Scientific classification
- Kingdom: Animalia
- Phylum: Chordata
- Class: Mammalia
- Order: Chiroptera
- Family: Hipposideridae
- Genus: Macronycteris
- Species: H. pygmaeus
- Binomial name: Hipposideros pygmaeus (Waterhouse, 1843)
- Synonyms: Rhinolophus pygmaeus Waterhouse, 1843;

= Philippine pygmy roundleaf bat =

- Genus: Hipposideros
- Species: pygmaeus
- Authority: (Waterhouse, 1843)
- Conservation status: LC

Species of bat

The Philippine pygmy roundleaf bat (Hipposideros pygmaeus), also called the Philippine pygmy leaf-nosed bat, is a species of bat in the family Hipposideridae. It is endemic to the Philippines, where it has been recorded on Bohol, Luzon (Camarines Sur and Rizal provinces), Marinduque, Negros, Panay, and Mindanao (in Surigao del Sur).
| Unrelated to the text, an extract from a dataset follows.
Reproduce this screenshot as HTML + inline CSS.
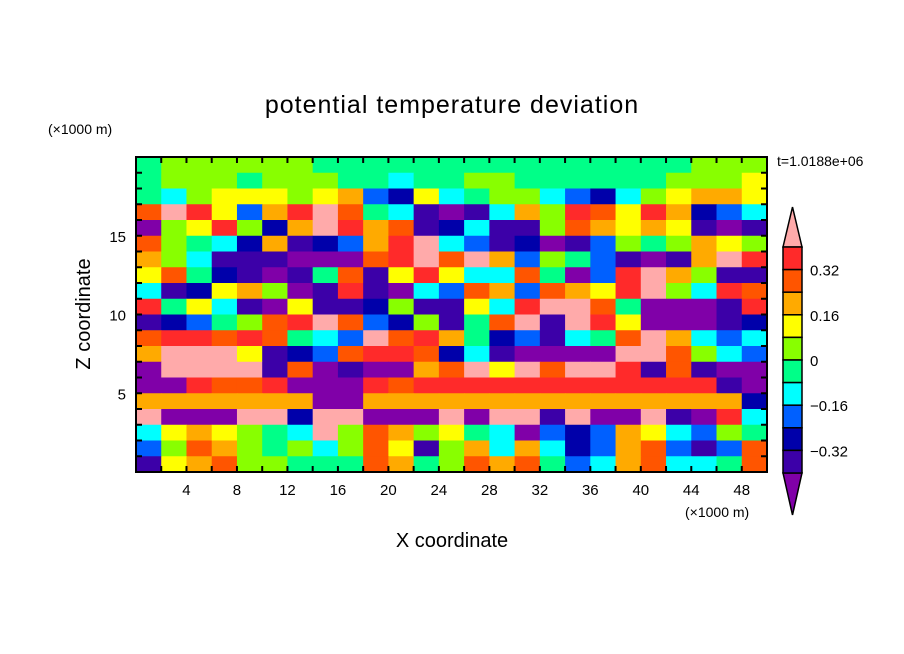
<!DOCTYPE html>
<html><head><meta charset="utf-8"><style>
body{margin:0;background:#fff;}
svg{display:block;font-family:"Liberation Sans","DejaVu Sans",sans-serif;}
</style></head><body>
<svg id="chart" width="904" height="654" viewBox="0 0 904 654">
<rect width="904" height="654" fill="#fff"/>
<text x="452" y="113" text-anchor="middle" font-size="25" letter-spacing="1">potential temperature deviation</text>
<text x="48" y="134" font-size="14">(×1000 m)</text>
<text x="777" y="166" font-size="14">t=1.0188e+06</text>
<g id="cells"></g>
<g id="ticks"></g>
<rect x="136" y="157" width="631" height="315" fill="none" stroke="#000" stroke-width="2"/>
<text x="685" y="517" font-size="14">(×1000 m)</text>
<text x="452" y="547" text-anchor="middle" font-size="20">X coordinate</text>
<text transform="translate(90,314) rotate(-90)" text-anchor="middle" font-size="20">Z coordinate</text>
<g id="colorbar"></g>
</svg>
<script>
const colors = ["#8000a8","#3c00a8","#0000aa","#0060ff","#00ffff","#00ff88","#88ff00","#ffff00","#ffaa00","#ff5500","#ff2a2a","#ffaaaa"];
const levelLabels = ["0.32","0.16","0","\u22120.16","\u22120.32"];
const levelValues = [0.32,0.16,0,-0.16,-0.32];
const xTickLabels = [4,8,12,16,20,24,28,32,36,40,44,48];
const zTickLabels = [5,10,15];
// level index per cell: rows from top (z=20) to bottom (z=0), 25 columns of 2 km
const gridRows = [
[5,6,6,6,6,6,6,5,5,5,5,5,5,5,5,5,5,5,5,5,5,5,6,6,6],
[5,6,6,6,5,6,6,6,5,5,4,5,5,6,6,5,5,5,5,5,5,6,6,6,7],
[5,4,6,7,7,7,6,7,8,3,2,7,4,5,6,6,4,3,2,4,6,7,8,8,7],
[9,11,10,7,3,8,10,11,9,5,4,1,0,1,4,8,6,10,9,7,10,8,2,3,4],
[0,6,7,10,6,2,8,11,10,8,9,1,2,4,1,1,6,9,8,7,8,7,1,0,1],
[9,6,5,4,2,8,1,2,3,8,10,11,4,3,1,2,0,1,3,6,5,6,8,7,6],
[8,6,4,1,1,1,0,0,0,9,10,11,9,11,8,3,6,5,3,1,0,1,8,11,10],
[7,9,5,2,1,0,1,5,9,1,7,10,7,4,4,9,5,0,3,10,11,8,6,1,1],
[4,1,2,7,8,6,0,1,10,1,0,4,3,9,8,3,9,8,7,10,11,6,4,10,9],
[10,5,7,4,1,0,7,1,1,2,6,1,1,7,4,10,11,11,9,5,0,0,0,1,10],
[1,2,3,5,6,9,10,11,9,3,2,6,1,5,9,11,1,11,10,7,0,0,0,1,2],
[9,10,10,9,10,9,5,4,3,11,9,10,8,5,2,3,1,4,5,9,11,8,4,3,4],
[8,11,11,11,7,1,2,3,9,10,10,9,2,4,1,0,0,0,0,11,11,9,6,4,3],
[0,11,11,11,11,1,9,0,1,0,0,8,9,11,7,11,9,11,11,10,1,9,1,0,0],
[0,0,10,9,9,10,0,0,0,10,9,10,10,10,10,10,10,10,10,10,10,10,10,1,0],
[8,8,8,8,8,8,8,0,0,8,8,8,8,8,8,8,8,8,8,8,8,8,8,8,2],
[11,0,0,0,11,11,2,11,11,0,0,0,11,0,11,11,1,11,0,0,11,1,0,10,4],
[4,7,8,7,6,5,4,11,6,9,8,6,7,5,4,0,3,2,3,8,7,4,3,6,5],
[3,6,9,8,6,5,6,4,6,9,7,1,6,8,4,8,4,2,3,8,9,3,1,3,9],
[1,7,8,9,6,6,5,5,5,9,8,5,6,9,8,9,5,3,4,8,9,4,4,5,9]
];
const NS="http://www.w3.org/2000/svg";
const PX0=136,PX1=767,PY0=157,PY1=472,XMAX=50,ZMAX=20;
function xs(v){return PX0+(v/XMAX)*(PX1-PX0);}
function zs(v){return PY1-(v/ZMAX)*(PY1-PY0);}
const cells=document.getElementById('cells');
const nR=gridRows.length;
gridRows.forEach((row,r)=>{
  const nC=row.length;
  row.forEach((lv,c)=>{
    const r0=document.createElementNS(NS,'rect');
    const x0=xs(c*XMAX/nC),x1=xs((c+1)*XMAX/nC);
    const yT=zs(ZMAX-r*ZMAX/nR),yB=zs(ZMAX-(r+1)*ZMAX/nR);
    r0.setAttribute('x',x0);r0.setAttribute('y',yT);
    r0.setAttribute('width',x1-x0+0.5);r0.setAttribute('height',yB-yT+0.5);
    r0.setAttribute('fill',colors[lv]);
    
    
    cells.appendChild(r0);
  });
});
const ticks=document.getElementById('ticks');
function line(x1,y1,x2,y2){const l=document.createElementNS(NS,'line');l.setAttribute('x1',x1);l.setAttribute('y1',y1);l.setAttribute('x2',x2);l.setAttribute('y2',y2);l.setAttribute('stroke','#000');l.setAttribute('stroke-width','2');


ticks.appendChild(l);}
function txt(parent,x,y,s,anchor,size){const t=document.createElementNS(NS,'text');t.setAttribute('x',x);t.setAttribute('y',y);t.setAttribute('text-anchor',anchor);t.setAttribute('font-size',size);t.textContent=s;


parent.appendChild(t);}
for(let v=2;v<XMAX;v+=2){line(xs(v),PY1,xs(v),PY1-6);line(xs(v),PY0,xs(v),PY0+6);}
for(let v=1;v<ZMAX;v++){line(PX0,zs(v),PX0+6,zs(v));line(PX1,zs(v),PX1-6,zs(v));}
xTickLabels.forEach(v=>txt(ticks,xs(v),495,String(v),'middle',15));
zTickLabels.forEach(v=>txt(ticks,126,zs(v)+6,String(v),'end',15));
// colorbar
const cb=document.getElementById('colorbar');
const CBX=783,CBW=19,CBT=247,CBB=473,nBox=10,bh=(CBB-CBT)/nBox;
function poly(pts,fill){const p=document.createElementNS(NS,'polygon');p.setAttribute('points',pts);p.setAttribute('fill',fill);p.setAttribute('stroke','#000');p.setAttribute('stroke-width','1.5');


cb.appendChild(p);}
poly(`${CBX},${CBT} ${CBX+CBW/2},207 ${CBX+CBW},${CBT}`,colors[11]);
poly(`${CBX},${CBB} ${CBX+CBW/2},515 ${CBX+CBW},${CBB}`,colors[0]);
for(let i=0;i<nBox;i++){
  const r=document.createElementNS(NS,'rect');
  r.setAttribute('x',CBX);r.setAttribute('y',CBT+i*bh);r.setAttribute('width',CBW);r.setAttribute('height',bh);
  r.setAttribute('fill',colors[10-i]);r.setAttribute('stroke','#000');r.setAttribute('stroke-width','1.5');
  
  
  cb.appendChild(r);
}
function cbY(v){return CBT+(0.4-v)/0.08*bh;}
levelValues.forEach((v,i)=>txt(cb,810,cbY(v)+6,levelLabels[i],'start',15));
</script>
</body></html>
==Taxonomy and etymology==
It was described as a new species in 1843 by English naturalist George Robert Waterhouse. Waterhouse placed it in the genus Rhinolophus with a scientific name of Rhinolophus pygmaeus. The holotype had been collected by Hugh Cuming. The species name "pygmaeus" is Latin for "small." Waterhouse described it as "a small species."

== Distribution and conservation ==
The Philippine pygmy roundleaf bat is found in several islands along the Philippines. It is found mostly in caves and non-aquatic subterranean locations, along with general forests. Specimens have been found in limestone caves and near or in lowland forests. Though forestation and mining is harmful, it is now thought that the bats are more tolerant to disturbance than once believed. Locally in the area, it is also hunted and trapped for food, though those actions do not heavily harm the species.